Quarta, 01 Mai 2024

Na semana passada transcrevi dois poemas de Anna Akhmátova (1899-1966), Terra Natal e Tebas, que trazem uma curiosa indicação: foram escritos em 1961, em São Petersburgo, “no hospital perto do porto”. Hoje vamos explorar o que pode significar esta referência.

 

* Leia o artigo "Perto do porto (I)

 

A ligação mais direta – e sem graça – é que em 1961 Akhmátova já sofria de uma doença cardíaca e que realmente esteve em tratamento.
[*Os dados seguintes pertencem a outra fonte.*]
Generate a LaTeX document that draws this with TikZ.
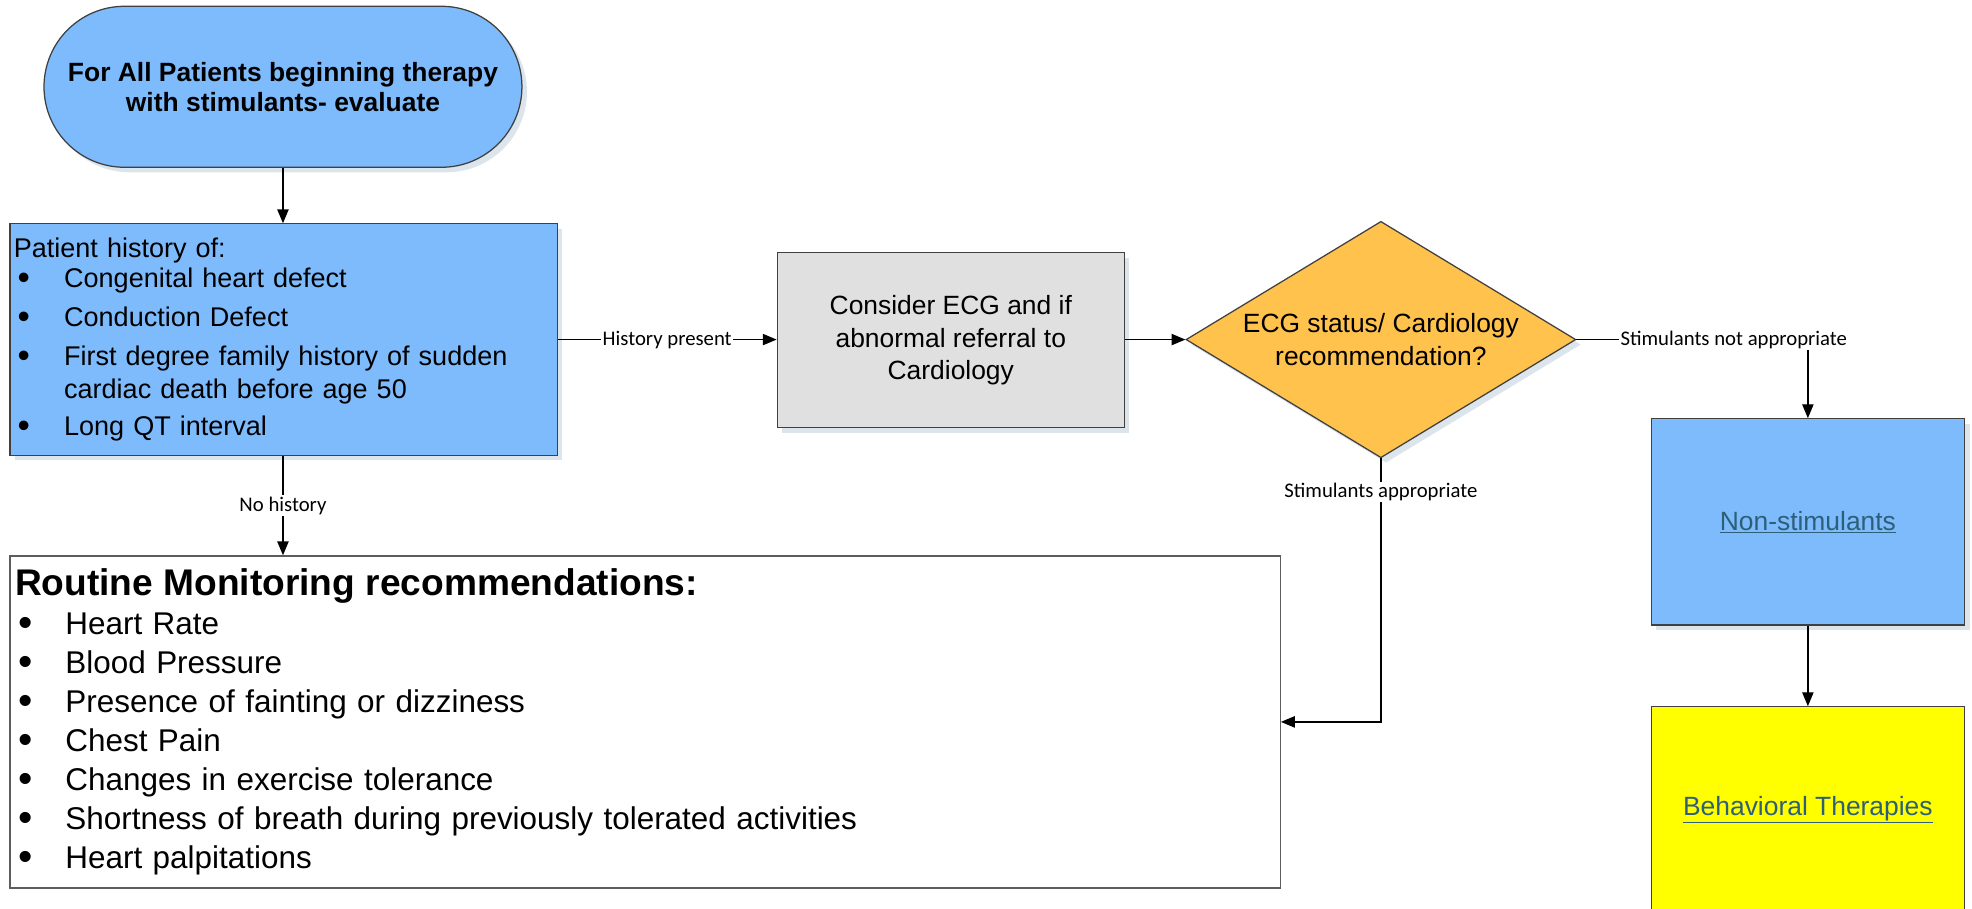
\documentclass[tikz,border=0pt]{standalone}
\usepackage{fontspec}
\usepackage{graphicx}
\setmainfont{Liberation Sans}
\newfontfamily\labelfont{Carlito}
\usetikzlibrary{arrows.meta,shapes.geometric,shadows}
\definecolor{boxblue}{HTML}{7DBBFD}
\definecolor{boxgray}{HTML}{E0E0E0}
\definecolor{decorange}{HTML}{FFC24C}
\definecolor{behyellow}{HTML}{FFFF00}
\definecolor{linkcol}{HTML}{2E5F78}
\definecolor{shadowcol}{HTML}{DDE5EC}
\definecolor{edgecol}{HTML}{404040}
\newcommand\bul{\hspace*{3pt}\makebox[37pt][l]{\raisebox{-0.06em}{\scalebox{1.3}{\textbullet}}}}
\newcommand\bulgap{\hspace*{40pt}}
\begin{document}
\begin{tikzpicture}[x=1pt,y=-1pt,
  shad/.style={drop shadow={shadow xshift=4pt,shadow yshift=-4pt,fill=shadowcol,opacity=1}},
  boxbase/.style={draw=edgecol,line width=1pt,inner sep=0pt},
  conn/.style={draw=black,line width=1pt,-{Triangle[length=11pt,width=9pt]}},
  lbl/.style={font=\labelfont\fontsize{16.5}{18}\selectfont,fill=white,inner sep=1pt},
  mainfont/.style={font=\fontsize{21}{26}\selectfont}]
\useasboundingbox (0,0) rectangle (1568,722);
\clip (0,0) rectangle (1568,722);

% start terminal
\node[boxbase,shad,fill=boxblue,rectangle,rounded corners=64pt,
  minimum width=380pt,minimum height=128pt,align=center,
  font=\bfseries\fontsize{21}{24}\selectfont] (term) at (225,69)
  {For All Patients beginning therapy\\with stimulants- evaluate};

% patient history
\node[boxbase,shad,fill=boxblue,minimum width=435pt,minimum height=184pt,
  text width=429pt,align=left,inner xsep=3pt,font=\fontsize{21.5}{25}\selectfont] (pat) at (225.5,270)
  {Patient history of:\\[-1pt]
   \bul Congenital heart defect\\[6pt]
   \bul Conduction Defect\\[6pt]
   \bul First degree family history of sudden\\[1pt]
   \bulgap cardiac death before age 50\\[5pt]
   \bul Long QT interval};

% ECG box
\node[boxbase,shad,fill=boxgray,minimum width=276pt,minimum height=139pt,
  align=center,mainfont] (gray) at (756,270.5)
  {Consider ECG and if\\abnormal referral to\\Cardiology};

% decision
\node[boxbase,shad,fill=decorange,diamond,minimum width=310pt,minimum height=188pt,
  label={[align=center,mainfont]center:ECG status/ Cardiology\\recommendation?}] (dia) at (1098,270) {};

% non-stimulants
\node[boxbase,shad,fill=boxblue,minimum width=249pt,minimum height=164pt,
  mainfont,text=linkcol] (ns) at (1437.5,415) {\underline{Non-stimulants}};

% behavioral therapies
\node[boxbase,fill=behyellow,minimum width=249pt,minimum height=164pt,
  mainfont,text=linkcol] (bt) at (1437.5,644) {\underline{Behavioral Therapies}};

% routine monitoring
\node[boxbase,draw=edgecol!85,fill=white,minimum width=1010pt,minimum height=264pt,
  text width=1002pt,align=left,inner xsep=4pt,font=\fontsize{25}{31}\selectfont] (rout) at (513,574)
  {{\bfseries\fontsize{29.5}{31}\selectfont Routine Monitoring recommendations:}\\
   \bul Heart Rate\\
   \bul Blood Pressure\\
   \bul Presence of fainting or dizziness\\
   \bul Chest Pain\\
   \bul Changes in exercise tolerance\\
   \bul Shortness of breath during previously tolerated activities\\
   \bul Heart palpitations};

% connectors
\draw[conn] (term.south) -- (term.south |- pat.north);
\draw[conn] (pat.east |- dia.west) -- node[lbl]{History present} (gray.west |- dia.west);
\draw[conn] (gray.east |- dia.west) -- (dia.west);
\draw[conn] (dia.east) -| node[lbl,pos=0.34]{Stimulants not appropriate} (ns.north);
\draw[conn] (ns.south) -- (bt.north);
\draw[conn] (dia.south) |- node[lbl,pos=0.064]{Stimulants appropriate} (rout.east);
\draw[conn] (term.south |- pat.south) -- node[lbl]{No history} (term.south |- rout.north);
\end{tikzpicture}
\end{document}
Mas o curioso é que os poemas não são assinados do Hospital Kúibishev, onde esteve internada, mas de um hospital “perto do porto”. É daí que parte este Porto Literário.

 

Akhmátova faz parte de uma linhagem de autores de São Petersburgo que tem início com Alexander Púshkin (1799-1837), nascido cem anos antes dela, autor de O Cavalheiro de Bronze (1833), poema narrativo que dá início à literatura russa moderna. Também são de lá, olha só que time, Nikolai Gogol (1809-1952), Liev Tolstói (1828-1910) e Fiódor Dostoiévski (1821-1881). Essa centralidade da cidade na vida literária do país decorre porque ela foi criada – em 1703 – como uma janela (uma “claraboia”, conta o poeta Joseph Brodsky) para a Europa. O encontro de duas culturas por meio do porto de São Petersburgo promoveu o nascimento de uma das mais notáveis literaturas da história da humanidade.

 

Mais nova que seus conterrâneos clássicos, Akhmátova faz parte também de outra galeria de escritores, os que queriam tirar a poesia russa do beletrismo do XIX, movimento semelhante ao dos modernistas no Brasil. Após a Revolução de 1917, sua geração sofre um grande baque com a crescente perseguição de intelectuais e escritores, principalmente sob Stálin. Seu primeiro marido, Nicolái Gumilióv, é executado em 1921. O filho do casal, Liev, posteriormente seria condenado a anos de trabalhos forçados na Sibéria.

 

Ainda conforme Brodsky, escrevendo sobre a situação da viúva de Óssip Mandelshtám (outro escritor executado sob o stalinismo), a situação era a seguinte: “... nos anos 30 e 40 o regime produzia viúvas de escritores com tamanha eficiência que em meados dos anos 60 elas já eram em quantidade suficiente para organizar um sindicato”.

 

A partir dos anos 20 (sua primeira obra é de 1914) Akhmátova forja sua experiência pessoal à coletiva e transforma em poesia as perambulações de esposas e mães pelas prisões da União Soviética. Vem daí seu apelido de “musa lastimosa”. Perseguida, sua obra foi impedida de ser publicada (com exceção dos anos da 2ª Guerra, em que o tom de amor à terra de seus poemas foi usado pelo regime) e, assim como muitos intelectuais, como o próprio Brodsky, teve a chance de se exilar, mas nunca quis deixar sua amada Rússia. Talvez daí, dessa esquina do mundo, entre Rússia e Europa, entre o amor à terra e a liberdade fora dela, entre pertencer e viajar, que Akhmátova tenha identificado seus poemas como escritos perto do porto.  

 

Referências:

Anna Akhmátova. Antologia Poética. Seleção, tradução, apresentação e notas de Lauro Machado Coelho. Porto Alegre: L&PM, 2009.

 

Joseph Brodsky. A musa lastimosa e Nadezhda Mandelstam (1899-1980) – um obituário. In: Menos que um: Ensaios. Tradução de Sergio Flaksman. São Paulo: Companhia das Letras, 1994.